*INSTRUCTIONS FOR THE TASK*: Please retype the data in full and exactly; the pictures are not part of the copy.

*SOURCE MATERIAL*:
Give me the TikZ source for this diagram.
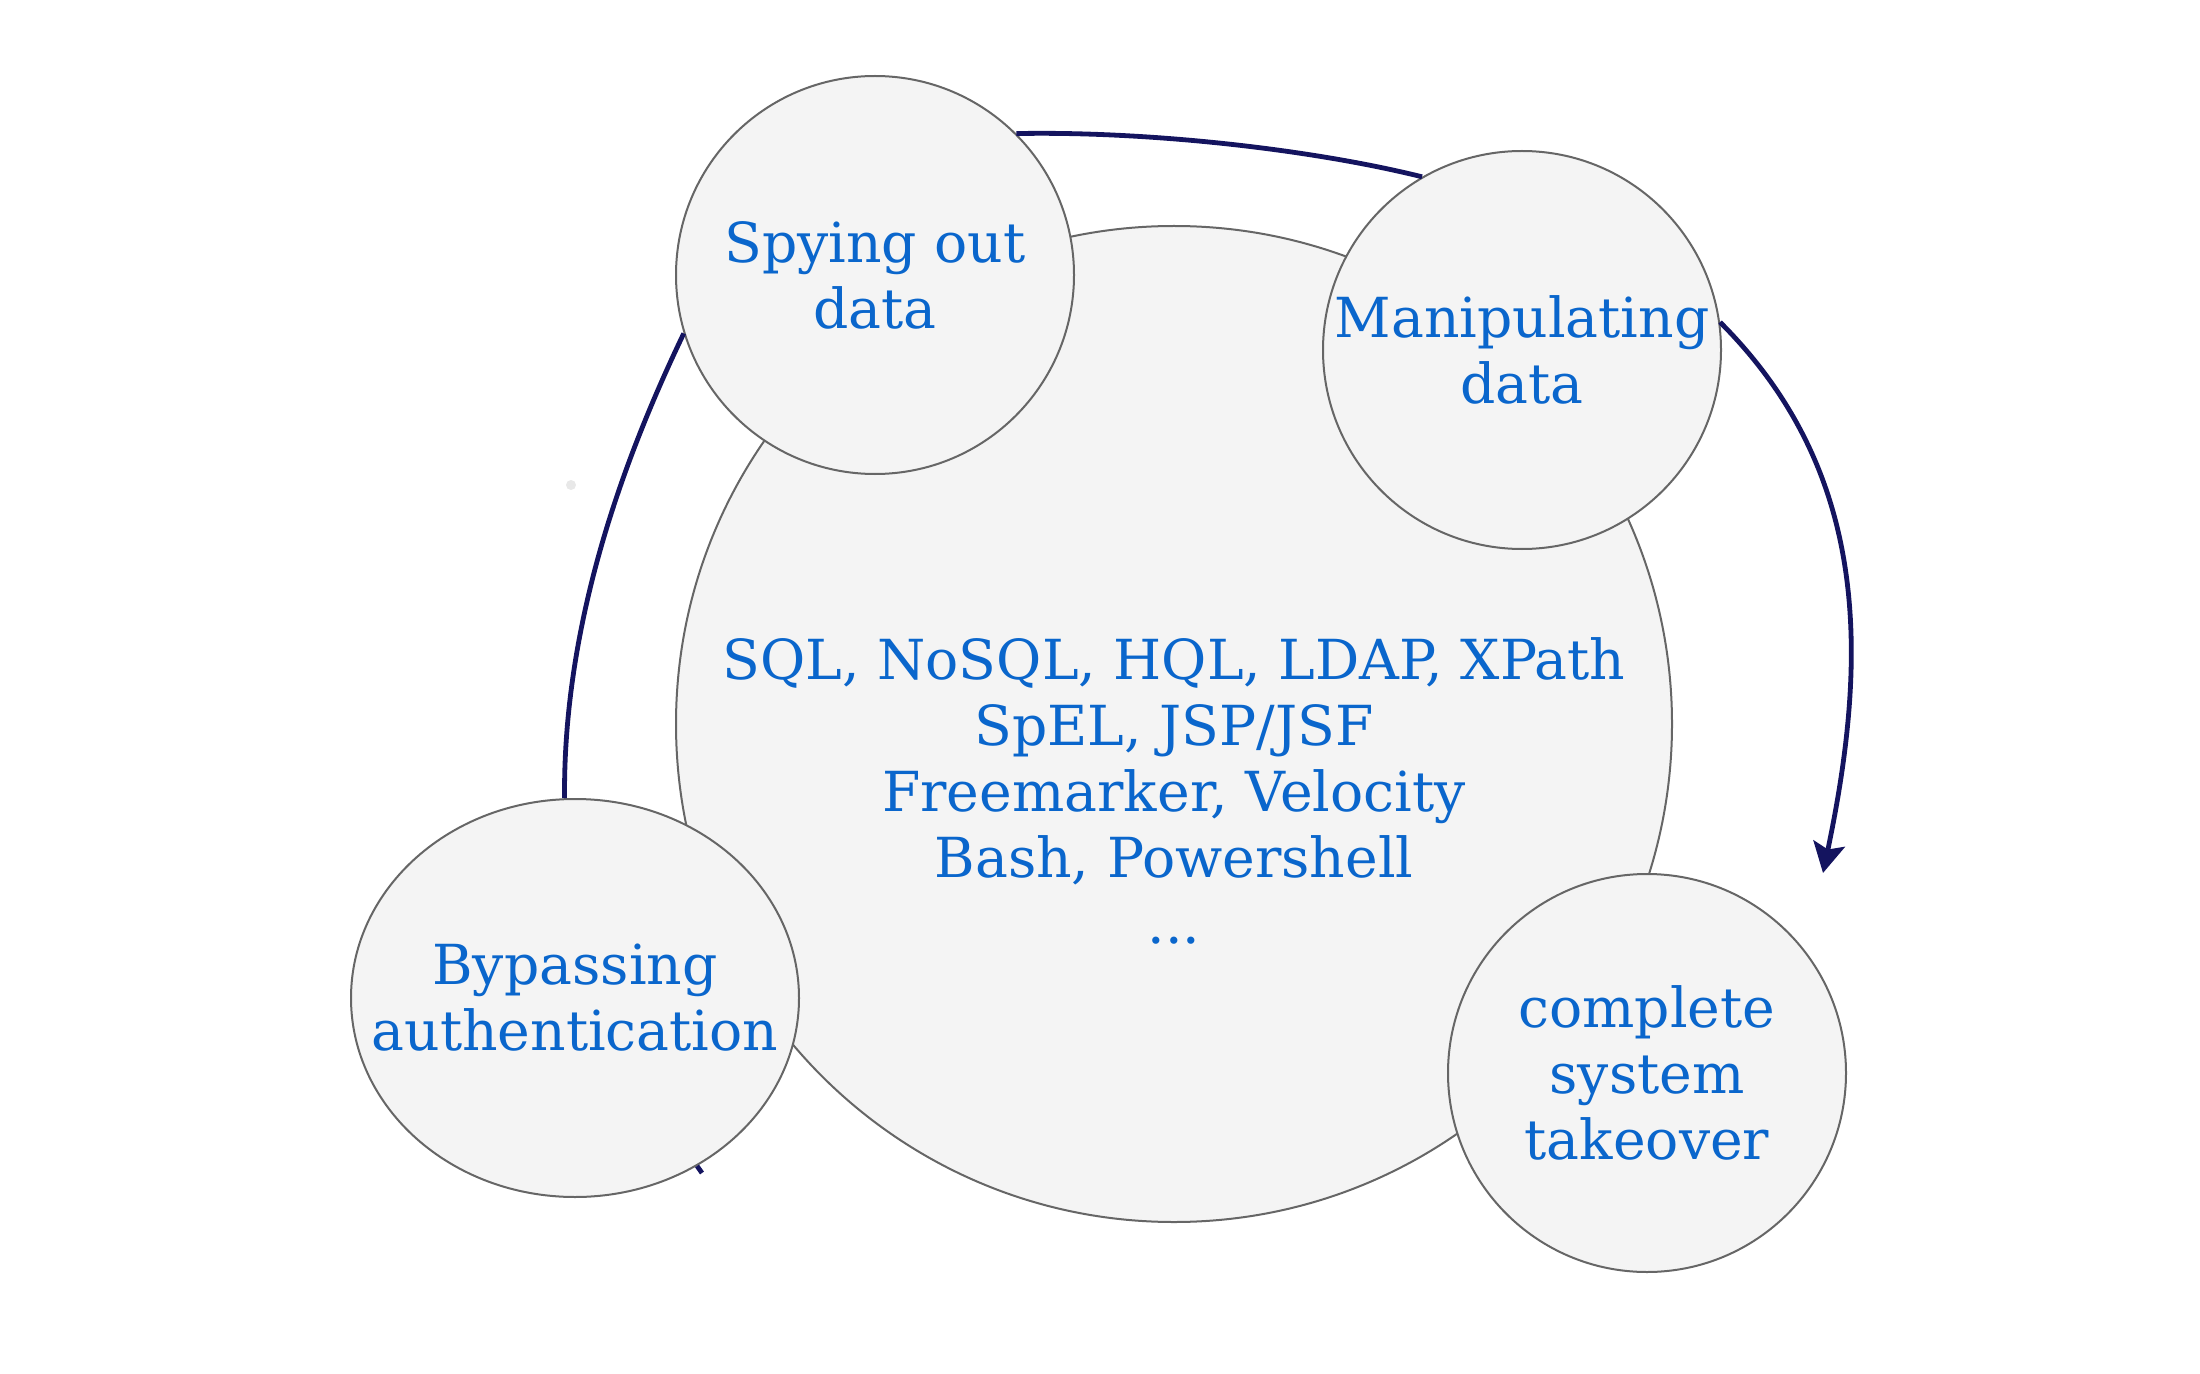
\documentclass[tikz,border=0pt]{standalone}
\usepackage{fontspec}
\setmainfont{DejaVu Serif}
\usetikzlibrary{arrows.meta}
\usetikzlibrary{shapes.geometric}
\definecolor{bubblefill}{HTML}{F4F4F4}
\definecolor{bubbleline}{HTML}{666666}
\definecolor{labelblue}{HTML}{0A66CC}
\definecolor{linknavy}{HTML}{14145F}
\tikzset{
    bubbletext/.style={
        align=center, text=labelblue, font=\fontsize{27.6}{33}\selectfont
    },
    bubble/.style={
        circle, draw=bubbleline, fill=bubblefill, line width=1pt,
        minimum size=199pt, inner sep=0pt, bubbletext
    },
    link/.style={
        draw=linknavy, line width=2.4pt
    }
}

\begin{document}
\begin{tikzpicture}[x=0.5pt, y=-0.5pt]
	\useasboundingbox (0,0) rectangle (2200,1374);
	
	\fill[black!9] (571,485) circle (5);
	
	\node[bubble, minimum size=498pt] (core) at (1174,724) {};
	\node[bubbletext] (langs) at (1174,791)
		{SQL, NoSQL, HQL, LDAP, XPath\\SpEL, JSP/JSF\\Freemarker, Velocity\\Bash, Powershell\\...};
	
	\node[bubble] (spy) at (875,275) {Spying out\\data};
	\node[bubble] (manip) at (1522,350) {Manipulating\\data};
	\node[bubble] (takeover) at (1647,1073) {complete\\system\\takeover};
	\node[bubble, ellipse, minimum width=224pt, minimum height=199pt,
		label={[bubbletext]center:{Bypassing\\authentication}}] (bypass) at (575,998) {};
	
	\coordinate (tip) at (1823,873);
	\coordinate (stub) at (702,1173);
	
	\draw[link] (spy.45) .. controls (1147,131) and (1310,149) .. (manip.120);
	\draw[link, -{Stealth[length=15pt, width=16pt, inset=3pt]}] (manip.8) .. controls (1871,473) and (1868,658) .. (tip);
	\draw[link] (bypass.93) .. controls (563,618) and (627,452) .. (spy.197);
	\draw[link] (bypass.-54) -- (stub);
	
\end{tikzpicture}
\end{document}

*OUTPUT*:
Give me the TikZ source for this diagram.
\documentclass[tikz,border=0pt]{standalone}
\usepackage{fontspec}
\setmainfont{DejaVu Serif}
\usetikzlibrary{arrows.meta}
\usetikzlibrary{shapes.geometric}
\definecolor{bubblefill}{HTML}{F4F4F4}
\definecolor{bubbleline}{HTML}{666666}
\definecolor{labelblue}{HTML}{0A66CC}
\definecolor{linknavy}{HTML}{14145F}
\tikzset{
    bubbletext/.style={
        align=center, text=labelblue, font=\fontsize{27.6}{33}\selectfont
    },
    bubble/.style={
        circle, draw=bubbleline, fill=bubblefill, line width=1pt,
        minimum size=199pt, inner sep=0pt, bubbletext
    },
    link/.style={
        draw=linknavy, line width=2.4pt
    }
}

\begin{document}
\begin{tikzpicture}[x=0.5pt, y=-0.5pt]
	\useasboundingbox (0,0) rectangle (2200,1374);
	
	\fill[black!9] (571,485) circle (5);
	
	\node[bubble, minimum size=498pt] (core) at (1174,724) {};
	\node[bubbletext] (langs) at (1174,791)
		{SQL, NoSQL, HQL, LDAP, XPath\\SpEL, JSP/JSF\\Freemarker, Velocity\\Bash, Powershell\\...};
	
	\node[bubble] (spy) at (875,275) {Spying out\\data};
	\node[bubble] (manip) at (1522,350) {Manipulating\\data};
	\node[bubble] (takeover) at (1647,1073) {complete\\system\\takeover};
	\node[bubble, ellipse, minimum width=224pt, minimum height=199pt,
		label={[bubbletext]center:{Bypassing\\authentication}}] (bypass) at (575,998) {};
	
	\coordinate (tip) at (1823,873);
	\coordinate (stub) at (702,1173);
	
	\draw[link] (spy.45) .. controls (1147,131) and (1310,149) .. (manip.120);
	\draw[link, -{Stealth[length=15pt, width=16pt, inset=3pt]}] (manip.8) .. controls (1871,473) and (1868,658) .. (tip);
	\draw[link] (bypass.93) .. controls (563,618) and (627,452) .. (spy.197);
	\draw[link] (bypass.-54) -- (stub);
	
\end{tikzpicture}
\end{document}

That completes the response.